LA APARIENCIA Y EL ESPEJO

Ya no me molesto en contestar y explicar la realidad a quienes se equivocan, cuando se dirigen a mi hijo de dos años con mensajes de este cariz: “qué bien estás paseando con el abuelito” o “qué bien te lo pasas con el abuelo”. Y es que, para algunos, mi apariencia es la de un abuelo y no la de un padre. Así que, si bien tengo una edad muy superior a la de su madre, nada menos que veinte años, lo cierto es que cuando me miro al espejo, no veo trazas de envejecimiento más allá de alguna arruga o alguna cana más. Además, el contacto con el peque me rejuvenece psíquicamente, de tal modo que no aprecio los achaques que considero propios de un viejo.

Por otra parte, no miro a los padres jóvenes que se reúnen con sus criaturas en los parques y espacios infantiles como mis iguales, pero sí busco entre mis coetáneos las huellas del envejecimiento. La pinta que tienen y que ven mis ojos, me indica que están envejeciendo muy mal, pues mi aspecto es mucho mejor, o al menos eso me parece. Quizás esa es la cuestión, que el aspecto es cosa que nos parece, pero no es.

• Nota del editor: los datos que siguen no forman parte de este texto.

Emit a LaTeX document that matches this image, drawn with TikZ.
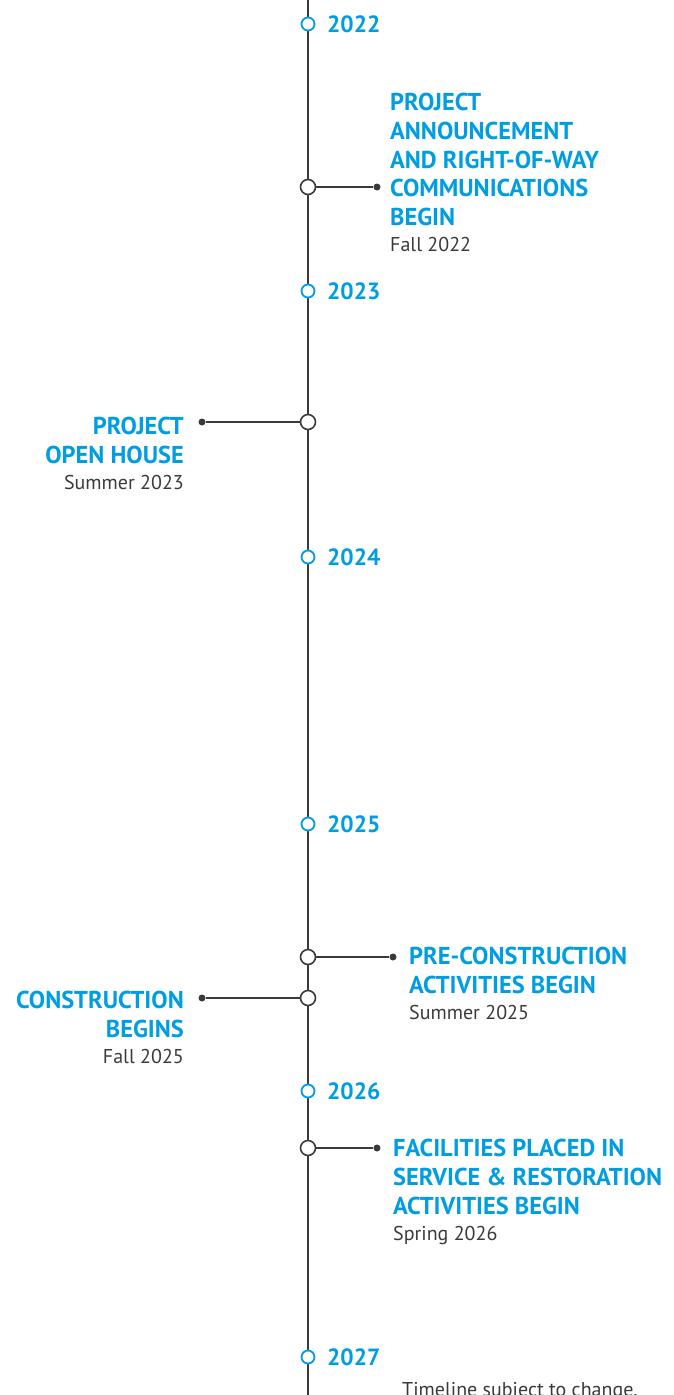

En ocasiones he escuchado comentarios de carácter machista acerca de la mujer más joven emparejada con hombre de edad, a la que se le supone algún interés que nada tiene que ver con los sentimientos de amor o felicidad. Y viceversa, también cuando la mujer es de edad y el hombre es mucho más joven. De este modo, los prejuicios que se instalan en nuestra conciencia tienen mucho que ver con la apariencia, con el aspecto de las relaciones entre personas y, sin embargo, somos incapaces de apreciar la realidad que nos representa la mirada al espejo, porque este nos devuelve la figura y el semblante real que nos acompaña en nuestro deambular por la vida. Somos incapaces de aguantar el reflejo que nos devuelve esa mirada al espejo, y preferimos atenernos a la apariencia que los demás tengan a bien asumir como real y verosímil.